----- SOURCE MATERIAL

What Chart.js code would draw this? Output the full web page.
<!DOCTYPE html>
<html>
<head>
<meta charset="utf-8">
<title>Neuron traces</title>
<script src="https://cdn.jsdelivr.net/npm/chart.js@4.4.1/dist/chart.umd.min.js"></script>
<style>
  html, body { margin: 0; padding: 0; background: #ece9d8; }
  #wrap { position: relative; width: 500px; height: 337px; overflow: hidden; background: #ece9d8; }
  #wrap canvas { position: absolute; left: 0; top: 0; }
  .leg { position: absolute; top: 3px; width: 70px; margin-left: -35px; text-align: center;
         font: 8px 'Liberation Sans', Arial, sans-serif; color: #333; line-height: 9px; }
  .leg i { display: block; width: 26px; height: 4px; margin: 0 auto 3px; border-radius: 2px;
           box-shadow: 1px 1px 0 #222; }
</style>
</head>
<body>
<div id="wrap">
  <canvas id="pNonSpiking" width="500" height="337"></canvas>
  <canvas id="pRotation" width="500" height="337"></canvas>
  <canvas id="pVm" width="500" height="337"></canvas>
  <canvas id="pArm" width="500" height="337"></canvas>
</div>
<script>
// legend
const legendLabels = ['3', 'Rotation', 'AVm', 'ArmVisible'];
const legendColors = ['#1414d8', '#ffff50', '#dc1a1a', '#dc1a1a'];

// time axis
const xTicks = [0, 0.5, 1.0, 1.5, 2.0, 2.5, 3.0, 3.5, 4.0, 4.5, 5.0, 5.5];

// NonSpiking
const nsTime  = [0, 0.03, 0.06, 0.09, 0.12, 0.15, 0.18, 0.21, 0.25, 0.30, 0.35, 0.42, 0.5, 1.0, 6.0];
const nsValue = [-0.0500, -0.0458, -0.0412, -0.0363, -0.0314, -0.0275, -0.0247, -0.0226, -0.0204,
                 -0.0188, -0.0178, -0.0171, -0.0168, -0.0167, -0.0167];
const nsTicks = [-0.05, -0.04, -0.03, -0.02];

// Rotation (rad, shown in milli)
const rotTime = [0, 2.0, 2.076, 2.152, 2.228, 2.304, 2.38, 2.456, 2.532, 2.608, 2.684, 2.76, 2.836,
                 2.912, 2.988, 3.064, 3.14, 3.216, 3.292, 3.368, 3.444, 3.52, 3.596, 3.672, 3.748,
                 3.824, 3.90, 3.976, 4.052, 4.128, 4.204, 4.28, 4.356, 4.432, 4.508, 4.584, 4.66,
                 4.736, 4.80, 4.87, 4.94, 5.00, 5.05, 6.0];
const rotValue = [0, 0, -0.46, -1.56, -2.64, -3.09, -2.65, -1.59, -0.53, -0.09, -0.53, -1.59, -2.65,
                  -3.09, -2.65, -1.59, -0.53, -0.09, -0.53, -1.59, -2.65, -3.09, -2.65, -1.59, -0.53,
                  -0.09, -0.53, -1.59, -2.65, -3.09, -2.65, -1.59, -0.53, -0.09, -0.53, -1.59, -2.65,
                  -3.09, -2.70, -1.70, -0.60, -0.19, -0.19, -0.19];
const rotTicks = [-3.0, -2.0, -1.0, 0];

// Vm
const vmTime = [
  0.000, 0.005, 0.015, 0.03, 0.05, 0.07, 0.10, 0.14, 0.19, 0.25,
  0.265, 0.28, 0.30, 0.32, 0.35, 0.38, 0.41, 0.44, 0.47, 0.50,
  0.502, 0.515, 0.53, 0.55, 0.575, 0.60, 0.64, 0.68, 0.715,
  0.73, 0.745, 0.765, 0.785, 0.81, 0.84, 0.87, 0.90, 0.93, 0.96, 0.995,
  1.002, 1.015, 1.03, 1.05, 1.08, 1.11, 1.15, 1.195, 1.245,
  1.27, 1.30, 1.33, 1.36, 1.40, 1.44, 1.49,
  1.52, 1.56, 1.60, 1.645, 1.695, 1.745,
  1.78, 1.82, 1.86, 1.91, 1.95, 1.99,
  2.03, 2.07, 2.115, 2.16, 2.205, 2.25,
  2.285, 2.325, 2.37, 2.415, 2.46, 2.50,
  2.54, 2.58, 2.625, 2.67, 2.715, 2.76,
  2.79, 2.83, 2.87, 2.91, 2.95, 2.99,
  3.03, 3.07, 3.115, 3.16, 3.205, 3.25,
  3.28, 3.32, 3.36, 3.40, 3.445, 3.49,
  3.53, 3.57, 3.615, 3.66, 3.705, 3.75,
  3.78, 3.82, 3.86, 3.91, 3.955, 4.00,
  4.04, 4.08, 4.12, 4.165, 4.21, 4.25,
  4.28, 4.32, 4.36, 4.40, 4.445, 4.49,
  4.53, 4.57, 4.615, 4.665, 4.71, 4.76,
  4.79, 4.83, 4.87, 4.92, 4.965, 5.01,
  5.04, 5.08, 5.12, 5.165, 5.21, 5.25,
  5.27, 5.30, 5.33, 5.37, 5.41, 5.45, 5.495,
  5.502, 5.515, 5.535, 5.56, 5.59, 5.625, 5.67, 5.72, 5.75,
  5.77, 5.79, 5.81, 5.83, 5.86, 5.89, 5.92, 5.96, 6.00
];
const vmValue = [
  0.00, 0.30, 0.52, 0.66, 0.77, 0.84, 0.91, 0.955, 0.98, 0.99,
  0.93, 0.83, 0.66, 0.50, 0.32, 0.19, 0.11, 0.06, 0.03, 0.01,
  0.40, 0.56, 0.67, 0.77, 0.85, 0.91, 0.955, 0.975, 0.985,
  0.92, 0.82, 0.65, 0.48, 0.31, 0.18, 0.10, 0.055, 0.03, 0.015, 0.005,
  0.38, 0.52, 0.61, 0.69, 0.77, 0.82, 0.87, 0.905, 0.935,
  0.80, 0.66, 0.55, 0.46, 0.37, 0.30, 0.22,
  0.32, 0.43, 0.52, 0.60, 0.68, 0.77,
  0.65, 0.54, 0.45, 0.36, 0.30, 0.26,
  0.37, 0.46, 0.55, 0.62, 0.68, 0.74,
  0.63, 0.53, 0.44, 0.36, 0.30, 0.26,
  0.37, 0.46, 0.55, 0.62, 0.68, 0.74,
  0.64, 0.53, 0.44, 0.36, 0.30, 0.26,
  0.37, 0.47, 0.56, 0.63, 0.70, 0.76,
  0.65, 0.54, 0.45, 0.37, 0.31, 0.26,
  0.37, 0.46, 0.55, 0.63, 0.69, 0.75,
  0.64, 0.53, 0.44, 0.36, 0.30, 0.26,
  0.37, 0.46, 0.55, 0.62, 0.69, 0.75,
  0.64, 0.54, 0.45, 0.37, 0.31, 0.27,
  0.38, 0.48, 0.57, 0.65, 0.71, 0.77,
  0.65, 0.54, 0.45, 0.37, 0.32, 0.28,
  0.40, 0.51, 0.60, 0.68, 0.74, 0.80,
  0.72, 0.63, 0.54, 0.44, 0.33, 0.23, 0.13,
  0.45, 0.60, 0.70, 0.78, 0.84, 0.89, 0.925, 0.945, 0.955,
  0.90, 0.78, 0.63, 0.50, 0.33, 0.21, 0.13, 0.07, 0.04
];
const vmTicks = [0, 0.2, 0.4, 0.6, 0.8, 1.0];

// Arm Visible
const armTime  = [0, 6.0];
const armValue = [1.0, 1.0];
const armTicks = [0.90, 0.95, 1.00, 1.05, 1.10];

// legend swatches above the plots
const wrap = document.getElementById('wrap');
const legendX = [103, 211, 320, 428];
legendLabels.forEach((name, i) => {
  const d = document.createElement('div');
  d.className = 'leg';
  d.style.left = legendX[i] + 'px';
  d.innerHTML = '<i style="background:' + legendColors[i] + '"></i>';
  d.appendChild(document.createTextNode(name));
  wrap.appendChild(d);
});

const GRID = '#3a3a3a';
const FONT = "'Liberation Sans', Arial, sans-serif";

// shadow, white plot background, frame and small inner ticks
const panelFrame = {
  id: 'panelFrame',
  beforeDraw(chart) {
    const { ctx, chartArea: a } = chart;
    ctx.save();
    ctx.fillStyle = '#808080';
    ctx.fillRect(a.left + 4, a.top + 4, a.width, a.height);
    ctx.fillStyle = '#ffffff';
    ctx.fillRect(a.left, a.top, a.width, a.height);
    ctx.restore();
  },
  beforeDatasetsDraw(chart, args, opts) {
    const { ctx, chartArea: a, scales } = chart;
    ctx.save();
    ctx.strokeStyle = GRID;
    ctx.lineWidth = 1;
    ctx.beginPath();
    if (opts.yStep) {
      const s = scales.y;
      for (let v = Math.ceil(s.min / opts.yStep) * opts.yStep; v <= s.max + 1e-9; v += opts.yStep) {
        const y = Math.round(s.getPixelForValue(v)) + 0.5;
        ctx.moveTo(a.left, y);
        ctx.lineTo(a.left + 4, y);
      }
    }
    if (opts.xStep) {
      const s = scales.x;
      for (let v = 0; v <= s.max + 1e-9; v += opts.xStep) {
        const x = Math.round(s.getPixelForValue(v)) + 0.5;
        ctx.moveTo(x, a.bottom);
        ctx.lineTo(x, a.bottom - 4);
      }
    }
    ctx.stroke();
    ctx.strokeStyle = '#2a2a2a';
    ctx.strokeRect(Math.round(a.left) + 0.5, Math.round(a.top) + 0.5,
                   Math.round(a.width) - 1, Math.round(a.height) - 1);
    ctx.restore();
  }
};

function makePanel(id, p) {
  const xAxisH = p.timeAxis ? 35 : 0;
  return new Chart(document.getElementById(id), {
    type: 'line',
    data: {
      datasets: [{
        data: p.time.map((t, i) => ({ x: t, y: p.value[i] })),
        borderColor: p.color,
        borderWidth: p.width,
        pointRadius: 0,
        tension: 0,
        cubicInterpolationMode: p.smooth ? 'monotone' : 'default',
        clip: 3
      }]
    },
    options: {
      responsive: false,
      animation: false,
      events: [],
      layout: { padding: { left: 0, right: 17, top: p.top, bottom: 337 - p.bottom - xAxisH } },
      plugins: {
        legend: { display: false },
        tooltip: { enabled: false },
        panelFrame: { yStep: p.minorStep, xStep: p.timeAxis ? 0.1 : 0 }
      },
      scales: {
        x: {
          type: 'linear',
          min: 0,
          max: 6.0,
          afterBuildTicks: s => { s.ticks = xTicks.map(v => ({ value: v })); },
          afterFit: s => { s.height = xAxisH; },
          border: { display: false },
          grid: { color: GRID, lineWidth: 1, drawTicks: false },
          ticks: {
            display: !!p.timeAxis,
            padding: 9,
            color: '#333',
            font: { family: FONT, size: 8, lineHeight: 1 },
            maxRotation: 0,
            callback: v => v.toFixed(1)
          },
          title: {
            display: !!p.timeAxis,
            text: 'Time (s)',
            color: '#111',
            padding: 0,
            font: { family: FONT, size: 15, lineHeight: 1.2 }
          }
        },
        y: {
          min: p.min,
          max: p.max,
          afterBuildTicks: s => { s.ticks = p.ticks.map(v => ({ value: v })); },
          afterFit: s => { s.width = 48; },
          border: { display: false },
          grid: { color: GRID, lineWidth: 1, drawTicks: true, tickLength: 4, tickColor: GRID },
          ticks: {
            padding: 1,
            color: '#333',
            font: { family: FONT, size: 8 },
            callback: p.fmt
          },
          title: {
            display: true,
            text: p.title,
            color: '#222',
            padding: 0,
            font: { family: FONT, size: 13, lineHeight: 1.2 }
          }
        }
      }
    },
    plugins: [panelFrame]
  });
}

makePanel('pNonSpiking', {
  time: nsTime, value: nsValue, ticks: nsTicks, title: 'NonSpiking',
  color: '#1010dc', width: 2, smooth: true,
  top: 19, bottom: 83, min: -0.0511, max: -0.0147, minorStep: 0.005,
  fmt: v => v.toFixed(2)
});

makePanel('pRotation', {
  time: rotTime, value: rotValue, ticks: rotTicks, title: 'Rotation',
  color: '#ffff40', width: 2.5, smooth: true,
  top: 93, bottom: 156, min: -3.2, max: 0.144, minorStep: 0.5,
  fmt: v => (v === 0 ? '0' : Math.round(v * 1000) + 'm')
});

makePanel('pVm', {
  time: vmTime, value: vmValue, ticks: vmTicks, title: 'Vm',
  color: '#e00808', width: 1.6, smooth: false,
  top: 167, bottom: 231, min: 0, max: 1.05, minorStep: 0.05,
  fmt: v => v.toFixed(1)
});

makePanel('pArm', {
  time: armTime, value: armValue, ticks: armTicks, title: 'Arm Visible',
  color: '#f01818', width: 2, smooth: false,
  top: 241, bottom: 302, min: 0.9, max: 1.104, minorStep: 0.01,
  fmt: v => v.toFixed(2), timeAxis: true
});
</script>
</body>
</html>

----------
----- SOURCE MATERIAL

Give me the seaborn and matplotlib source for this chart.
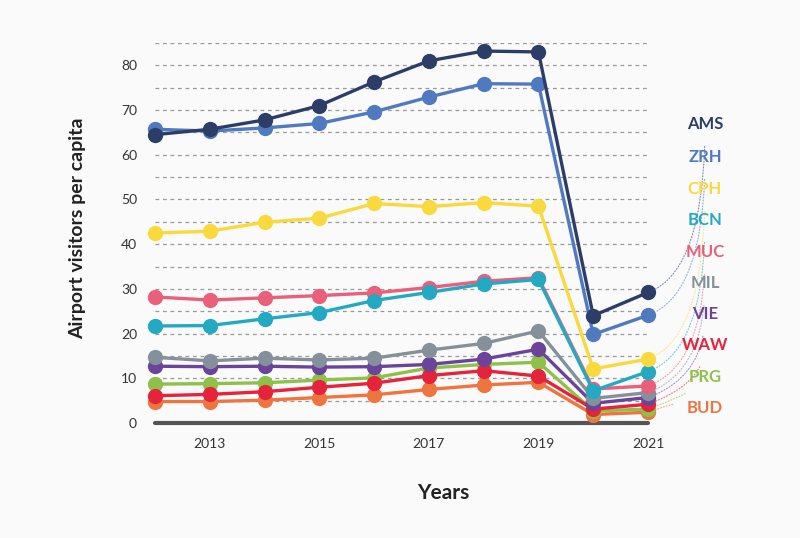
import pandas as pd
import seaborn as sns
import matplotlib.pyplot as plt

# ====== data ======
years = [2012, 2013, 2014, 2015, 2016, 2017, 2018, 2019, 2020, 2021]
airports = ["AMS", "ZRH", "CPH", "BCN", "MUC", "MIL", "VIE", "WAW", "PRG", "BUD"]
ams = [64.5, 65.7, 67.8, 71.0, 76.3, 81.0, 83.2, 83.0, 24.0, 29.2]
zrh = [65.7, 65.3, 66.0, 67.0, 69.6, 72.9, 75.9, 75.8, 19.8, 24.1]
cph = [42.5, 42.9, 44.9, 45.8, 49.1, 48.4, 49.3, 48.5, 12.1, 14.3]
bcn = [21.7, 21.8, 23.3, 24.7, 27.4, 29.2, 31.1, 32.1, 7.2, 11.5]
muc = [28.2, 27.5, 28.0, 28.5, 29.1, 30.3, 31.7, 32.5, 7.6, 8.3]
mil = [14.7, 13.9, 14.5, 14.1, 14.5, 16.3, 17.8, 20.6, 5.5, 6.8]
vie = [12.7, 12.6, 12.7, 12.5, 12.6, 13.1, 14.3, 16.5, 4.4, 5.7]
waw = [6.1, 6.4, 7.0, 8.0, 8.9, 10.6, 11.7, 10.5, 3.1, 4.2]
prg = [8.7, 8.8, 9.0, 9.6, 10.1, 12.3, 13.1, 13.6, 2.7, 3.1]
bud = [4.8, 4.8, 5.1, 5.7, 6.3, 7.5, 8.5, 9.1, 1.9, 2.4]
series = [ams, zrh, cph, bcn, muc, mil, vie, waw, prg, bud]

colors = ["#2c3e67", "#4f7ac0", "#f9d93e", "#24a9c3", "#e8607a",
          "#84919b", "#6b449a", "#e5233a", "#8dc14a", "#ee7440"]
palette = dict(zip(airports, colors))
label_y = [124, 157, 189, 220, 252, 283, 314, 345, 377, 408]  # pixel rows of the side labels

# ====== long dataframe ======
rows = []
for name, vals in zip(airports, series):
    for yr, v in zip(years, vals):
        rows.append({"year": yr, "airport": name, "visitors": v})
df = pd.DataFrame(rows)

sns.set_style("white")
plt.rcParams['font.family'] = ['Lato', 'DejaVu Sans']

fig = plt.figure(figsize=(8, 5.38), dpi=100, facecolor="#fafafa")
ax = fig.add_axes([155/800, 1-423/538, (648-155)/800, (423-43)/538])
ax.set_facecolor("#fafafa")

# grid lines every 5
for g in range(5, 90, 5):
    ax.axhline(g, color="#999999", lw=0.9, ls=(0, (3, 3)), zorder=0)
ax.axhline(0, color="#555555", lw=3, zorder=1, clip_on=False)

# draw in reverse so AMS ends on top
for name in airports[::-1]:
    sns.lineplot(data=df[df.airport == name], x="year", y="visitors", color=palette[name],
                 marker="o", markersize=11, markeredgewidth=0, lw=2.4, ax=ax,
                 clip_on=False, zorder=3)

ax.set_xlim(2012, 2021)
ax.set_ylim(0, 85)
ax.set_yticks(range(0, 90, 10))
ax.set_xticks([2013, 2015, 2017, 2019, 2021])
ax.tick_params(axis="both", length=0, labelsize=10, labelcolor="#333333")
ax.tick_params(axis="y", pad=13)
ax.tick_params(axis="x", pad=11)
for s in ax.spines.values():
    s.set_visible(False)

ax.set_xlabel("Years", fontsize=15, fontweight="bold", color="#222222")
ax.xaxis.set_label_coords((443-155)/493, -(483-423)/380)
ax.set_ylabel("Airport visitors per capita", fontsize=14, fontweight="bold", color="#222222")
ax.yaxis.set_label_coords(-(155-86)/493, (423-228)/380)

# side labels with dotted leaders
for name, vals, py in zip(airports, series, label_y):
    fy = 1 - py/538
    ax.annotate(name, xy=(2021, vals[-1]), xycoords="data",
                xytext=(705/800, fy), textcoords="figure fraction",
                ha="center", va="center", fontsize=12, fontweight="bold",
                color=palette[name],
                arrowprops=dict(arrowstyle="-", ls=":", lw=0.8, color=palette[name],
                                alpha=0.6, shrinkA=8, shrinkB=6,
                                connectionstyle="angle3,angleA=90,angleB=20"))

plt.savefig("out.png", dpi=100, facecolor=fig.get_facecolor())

----------

* [TASK OBJECTIVE]
Do not include pictures. Give again exactly the lines starting at the one with "Give me the" and ending at the one with "import matplotlib.pyplot as plt", both included.

* [COMPLETED EXERCISE]
Give me the seaborn and matplotlib source for this chart.
import pandas as pd
import seaborn as sns
import matplotlib.pyplot as plt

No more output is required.